一般的には日本政策金融公庫と同様に「借入申込書」や「創業計画書」などが必要となりますが、必ず事前に相談先の金融機関に確認するようにしたほうがよいです。
融資担当者は何を見る?押さえるべき3つの重要ポイント
金融機関の担当者が融資の審査で最も重視しているポイントは、”この人にお金を貸して、きちんと返済してもらえるか”という点です。
事業実績のない創業者を判断するために、担当者は主に以下の3つのポイントを見ています。
自己資金
どれだけ自己資金を準備したかは、”計画的に準備を進めてきたか・事業に対して本気か”という姿勢を示す重要な指標です。
日本政策金融公庫の「新創業融資制度」では、”開業資金の10分の1以上の自己資金”が要件とされていますがこれはあくまで最低ラインであり、実際には”開業資金の3分の1以上の自己資金”が目安であると考えられます。
親族から一時的に借りたお金(見せ金)ではなく、ご自身の給与などからコツコツ貯めてきた経緯がわかる個人の預金通帳を提示することで、その本気度やお金に関する計画性を示していくことになります。
経験と能力
”これから始める事業を、責任を持って遂行できる人物か”という点も厳しく見られます。
例えば、飲食店を開業するなら飲食業界での勤務経験、ITサービスを始めるなら関連する分野での職務経歴などが評価の対象となります。
さらに管理職などの経験もあると、数字を見る経験などを積めていることも多く、銀行とのやり取りやその後の経営にもアドバンテージはあると考えられます。
これまでのキャリアで培ってきたスキルや経験が、事業の成功にどう結びつくのかを具体的に説明できるように準備しておきたいところです。
事業計画書
”その事業に将来性があり、継続して利益を生み出せるか”を判断するための最重要書類が事業計画書です。

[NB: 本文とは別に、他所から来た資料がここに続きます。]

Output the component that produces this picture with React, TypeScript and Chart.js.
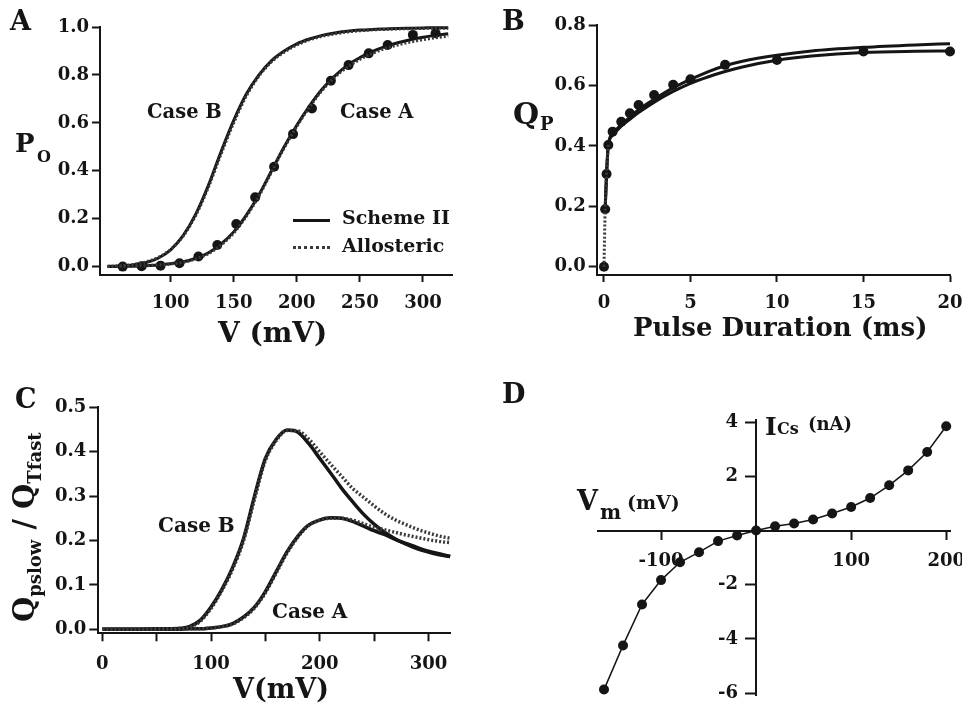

ここでは、熱意を伝えるのではなく、客観的なデータに基づく説得力ある内容が求められます。
- 創業の動機:なぜこの事業を始めたいのか
- 経営者の略歴:事業に関連する経験や強み
- 取扱商品・サービス:どのような価値を提供するのか
- 必要な資金と調達方法:何にいくら必要で、自己資金と借入でどう賄うか
- 事業の見通し(収支計画):売上予測や利益計画を具体的な根拠と共に示す
特に「事業の見通し」では、「客単価 × 座席数 × 回転率」といった計算式や、周辺の競合調査など、売上予測の根拠を明確に示すことが不可欠です。